Extract every line that contains the string "this".

-- begin DATASET ROWS --

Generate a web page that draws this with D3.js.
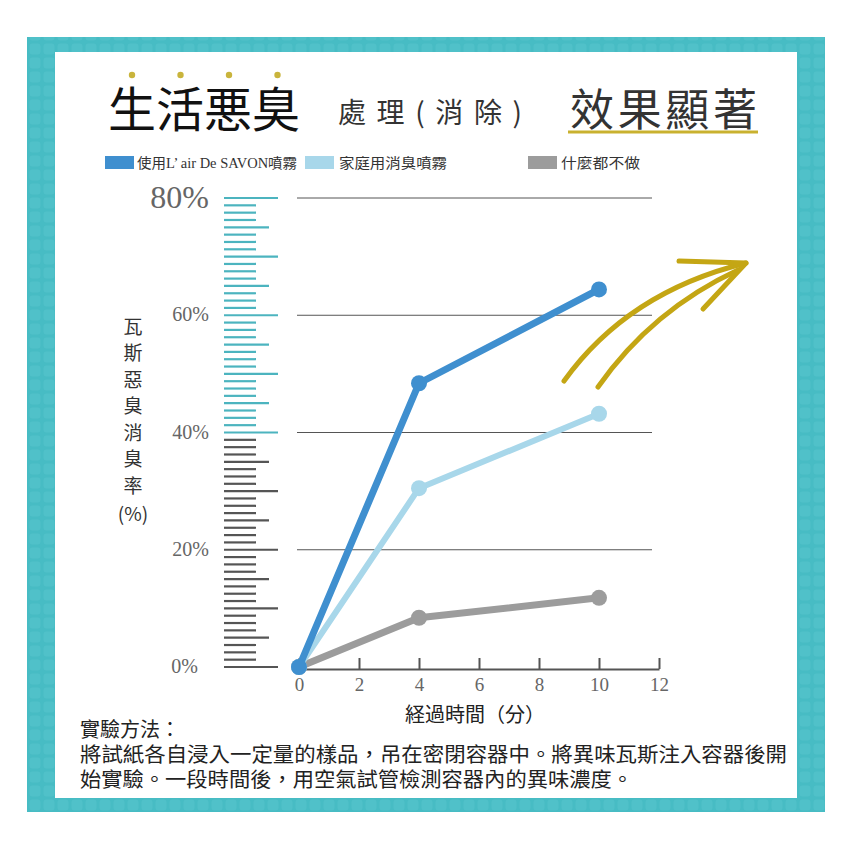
<!DOCTYPE html>
<html><head><meta charset="utf-8">
<script src="https://cdn.jsdelivr.net/npm/d3@7"></script>
<style>body{margin:0;background:#fff}</style>
</head><body><svg id="c" width="850" height="850"></svg>
<script>
// ---- data ----
const minutes = [0, 4, 10];
const seriesNames = ["使用L’ air De SAVON噴霧", "家庭用消臭噴霧", "什麼都不做"];
const savonValues = [0, 48.4, 64.4];
const householdValues = [0, 30.5, 43.2];
const nothingValues = [0, 8.4, 11.8];
const seriesColors = ["#3f8fcf", "#a8d7ea", "#9c9c9c"];
const yTicks = [0, 20, 40, 60, 80];
const yTickLabels = ["0%", "20%", "40%", "60%", "80%"];
const xTicks = [0, 2, 4, 6, 8, 10, 12];
const titleMain = "生活悪臭";
const titleMid = "處理(消除)";
const titleRight = "效果顯著";
const yTitleChars = ["瓦", "斯", "惡", "臭", "消", "臭", "率"];
const xTitle = "経過時間（分）";
const noteLines = ["實驗方法：", "將試紙各自浸入一定量的樣品，吊在密閉容器中。將異味瓦斯注入容器後開", "始實驗。一段時間後，用空氣試管檢測容器內的異味濃度。"];

const series = [
  {name: seriesNames[2], values: nothingValues, color: seriesColors[2]},
  {name: seriesNames[1], values: householdValues, color: seriesColors[1]},
  {name: seriesNames[0], values: savonValues, color: seriesColors[0]}
];

const svg = d3.select("#c");
const CJK = "'Noto Sans CJK TC','Noto Sans CJK JP',sans-serif";
const JP = "'Noto Sans CJK JP','Noto Sans CJK TC',sans-serif";
const SERIF = "'Liberation Serif','DejaVu Serif',serif";

// ---- frame ----
const defs = svg.append("defs");
const pat = defs.append("pattern").attr("id", "chk").attr("width", 14).attr("height", 14).attr("patternUnits", "userSpaceOnUse");
pat.append("rect").attr("width", 14).attr("height", 14).attr("fill", "#47bcc4");
pat.append("rect").attr("x", 1.5).attr("y", 1.5).attr("width", 11).attr("height", 11).attr("rx", 3).attr("fill", "#50c1c9");
svg.append("rect").attr("width", 850).attr("height", 850).attr("fill", "#fff");
svg.append("rect").attr("x", 27).attr("y", 37).attr("width", 798).attr("height", 775).attr("fill", "url(#chk)");
svg.append("rect").attr("x", 55).attr("y", 52).attr("width", 742).attr("height", 746).attr("fill", "#fff");

// ---- titles ----
svg.append("text").attr("x", 108).attr("y", 106).attr("dominant-baseline", "central")
  .attr("font-family", JP).attr("font-size", 48).attr("fill", "#111").text(titleMain);
titleMain.split("").forEach((c, i) => {
  svg.append("circle").attr("cx", 132 + i * 48.5).attr("cy", 75).attr("r", 3.2).attr("fill", "#c9b43c");
});
svg.append("text").attr("x", 338).attr("y", 111).attr("dominant-baseline", "central")
  .attr("font-family", CJK).attr("font-size", 28).attr("fill", "#333")
  .attr("textLength", 184).attr("lengthAdjust", "spacing").text(titleMid);
svg.append("text").attr("x", 570).attr("y", 107).attr("dominant-baseline", "central")
  .attr("font-family", CJK).attr("font-size", 44).attr("fill", "#333")
  .attr("textLength", 187).attr("lengthAdjust", "spacing").text(titleRight);
svg.append("line").attr("x1", 568).attr("x2", 758).attr("y1", 132).attr("y2", 132)
  .attr("stroke", "#c9b12f").attr("stroke-width", 3);

// ---- legend ----
const legendPos = [{rx: 105, tx: 137, tl: 160}, {rx: 305, tx: 339, tl: 108}, {rx: 528, tx: 561, tl: 79}];
[0, 1, 2].forEach(i => {
  svg.append("rect").attr("x", legendPos[i].rx).attr("y", 156).attr("width", 29).attr("height", 13).attr("fill", seriesColors[i]);
  svg.append("text").attr("x", legendPos[i].tx).attr("y", 163).attr("dominant-baseline", "central")
    .attr("font-family", "'Liberation Serif','Noto Sans CJK TC',serif").attr("font-size", 14).attr("fill", "#333")
    .attr("textLength", legendPos[i].tl).attr("lengthAdjust", "spacingAndGlyphs").text(seriesNames[i]);
});

// ---- scales ----
const x = d3.scaleLinear().domain([0, 12]).range([299, 659]);
const y = d3.scaleLinear().domain([0, 80]).range([667, 198]);

// grid lines
svg.append("g").selectAll("line").data(yTicks.filter(d => d > 0)).join("line")
  .attr("x1", 297).attr("x2", 652).attr("y1", d => y(d)).attr("y2", d => y(d))
  .attr("stroke", "#555").attr("stroke-width", 1);

// ruler
const ruler = d3.range(0, 65).map(i => i * 1.25);
svg.append("g").selectAll("line").data(ruler).join("line")
  .attr("x1", 224)
  .attr("x2", (d, i) => i % 8 === 0 ? 278 : (i % 4 === 0 ? 269 : 256))
  .attr("y1", d => y(d)).attr("y2", d => y(d))
  .attr("stroke", d => d >= 40 ? "#4cb4bf" : "#555")
  .attr("stroke-width", 2.2);

// y tick labels
svg.append("g").selectAll("text").data(yTicks).join("text")
  .attr("x", d => d === 0 ? 198 : 209)
  .attr("y", d => y(d))
  .attr("dy", "0.3em")
  .attr("text-anchor", "end")
  .attr("font-family", SERIF).attr("font-size", d => d === 80 ? 32 : 20)
  .style("font-variant-numeric", "oldstyle-nums")
  .attr("fill", "#666").text((d, i) => yTickLabels[i]);

// y title
yTitleChars.forEach((c, i) => {
  svg.append("text").attr("x", 133).attr("y", 325 + i * 26.5).attr("dominant-baseline", "central")
    .attr("text-anchor", "middle").attr("font-family", CJK).attr("font-size", 19).attr("fill", "#333").text(c);
});
svg.append("text").attr("x", 133).attr("y", 512).attr("dominant-baseline", "central")
  .attr("text-anchor", "middle").attr("font-family", CJK).attr("font-size", 19).attr("fill", "#333").text("(%)");

// x axis
const xAxis = d3.axisBottom(x).tickValues(xTicks).tickSizeInner(-11).tickSizeOuter(0).tickPadding(9);
const gx = svg.append("g").attr("transform", "translate(0,669)").call(xAxis);
gx.select(".domain").attr("stroke", "#555").attr("stroke-width", 2);
gx.selectAll(".tick line").attr("stroke", "#555").attr("stroke-width", 2);
gx.selectAll(".tick text").attr("font-family", SERIF).attr("font-size", 19).attr("fill", "#666")
  .style("font-variant-numeric", "oldstyle-nums");
svg.append("text").attr("x", 475).attr("y", 713).attr("dominant-baseline", "central").attr("text-anchor", "middle")
  .attr("font-family", JP).attr("font-size", 20).attr("fill", "#222").text(xTitle);

// ---- lines ----
const line = d3.line().x((d, i) => x(minutes[i])).y(d => y(d));
series.forEach(s => {
  svg.append("path").attr("d", line(s.values)).attr("fill", "none")
    .attr("stroke", s.color).attr("stroke-width", s.color === seriesColors[1] ? 6 : 7)
    .attr("stroke-linejoin", "round");
  svg.append("g").selectAll("circle").data(s.values).join("circle")
    .attr("cx", (d, i) => x(minutes[i])).attr("cy", d => y(d)).attr("r", 8).attr("fill", s.color);
});

// ---- arrow decoration ----
const arrow = svg.append("g").attr("fill", "none").attr("stroke", "#c4a614").attr("stroke-width", 5).attr("stroke-linecap", "round").attr("stroke-linejoin", "round");
arrow.append("path").attr("d", "M564,381 Q628,292 746,263");
arrow.append("path").attr("d", "M598,387 Q652,310 738,270");
arrow.append("path").attr("d", "M679,261 L746,263 L703,309");

// ---- notes ----
const noteY = [728, 753, 778];
const noteLen = [100, 707, 553];
noteLines.forEach((t, i) => {
  svg.append("text").attr("x", 80).attr("y", noteY[i]).attr("dominant-baseline", "central")
    .attr("font-family", CJK).attr("font-size", 20).attr("fill", "#222")
    .attr("textLength", noteLen[i]).attr("lengthAdjust", "spacingAndGlyphs").text(t);
});
</script></body></html>
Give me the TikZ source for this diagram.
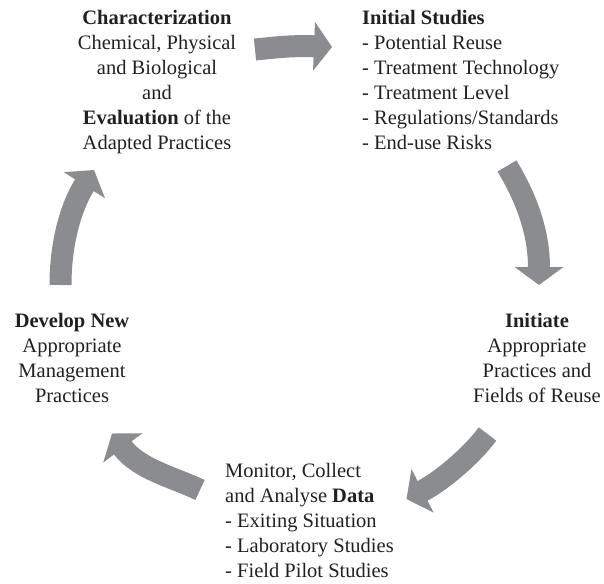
\documentclass[tikz,border=0pt]{standalone}
\usepackage{fontspec}
\setmainfont{Liberation Serif}
\usetikzlibrary{arrows.meta}
\definecolor{cyclegray}{RGB}{139,140,143}
\definecolor{inkblack}{RGB}{35,31,32}
\begin{document}
\begin{tikzpicture}[x=1pt,y=-1pt,
  label/.style={inner sep=0pt,text=inkblack,font=\fontsize{20.5}{25}\selectfont},
  cyclearrow/.style={draw=cyclegray,line width=22pt,
    -{Triangle[width=48pt,length=18pt]}}]
\useasboundingbox (0,0) rectangle (604,583);

% text blocks around the cycle
\node[label,anchor=north,align=center] (charac) at (157,6.5)
  {\strut\textbf{Characterization}\\Chemical, Physical\\and Biological\\and\\\textbf{Evaluation} of the\\Adapted Practices};
\node[label,anchor=north west,align=left] (initial) at (362,6.5)
  {\strut\textbf{Initial Studies}\\- Potential Reuse\\- Treatment Technology\\- Treatment Level\\- Regulations/Standards\\- End-use Risks};
\node[label,anchor=north,align=center] (initiate) at (537,309.5)
  {\strut\textbf{Initiate}\\Appropriate\\Practices and\\Fields of Reuse};
\node[label,anchor=north west,align=left] (monitor) at (225,459.5)
  {\strut Monitor, Collect\\and Analyse \textbf{Data}\\- Exiting Situation\\- Laboratory Studies\\- Field Pilot Studies};
\node[label,anchor=north,align=center] (develop) at (72,309.5)
  {\strut\textbf{Develop New}\\Appropriate\\Management\\Practices};

% tails and tips of the cycle arrows
\coordinate (t1) at (255,49.5);  \coordinate (h1) at (332,47);
\coordinate (t2) at (507,166);   \coordinate (h2) at (539,285);
\coordinate (t3) at (487.5,434); \coordinate (h3) at (406.5,499);
\coordinate (t4) at (200,490);   \coordinate (h4) at (112,433.5);
\coordinate (t5) at (60.5,285);  \coordinate (h5) at (94,170);

% cycle arrows
\draw[cyclearrow] (t1) .. controls (275,47.5) and (292,45.4) .. (h1);
\draw[cyclearrow] (t2) .. controls (525,196) and (539,230) .. (h2);
\draw[cyclearrow] (t3) .. controls (473,454) and (442,481) .. (h3);
\draw[cyclearrow] (t4) .. controls (173,477) and (139,469.5) .. (h4);
\draw[cyclearrow] (t5) .. controls (60.5,245) and (70,208) .. (h5);
\end{tikzpicture}
\end{document}
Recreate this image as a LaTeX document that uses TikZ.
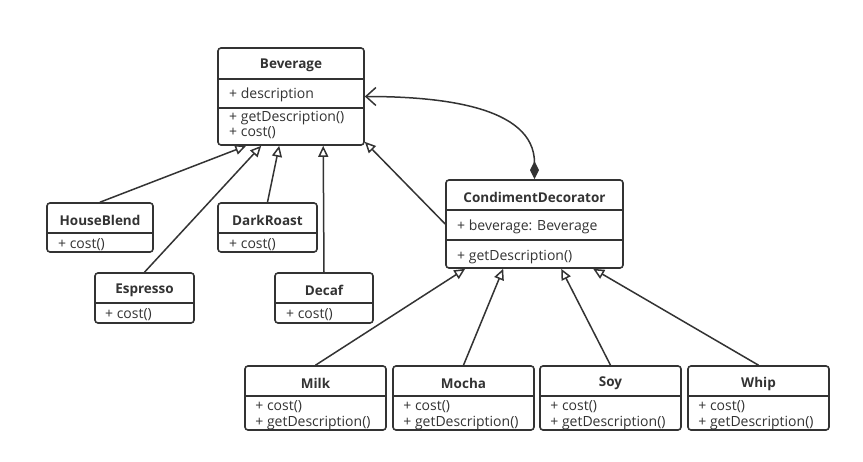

-- end DATASET ROWS --

#### SOLUTION BELOW:
Generate a web page that draws this with D3.js.
Give me the TikZ source for this diagram.
Recreate this image as a LaTeX document that uses TikZ.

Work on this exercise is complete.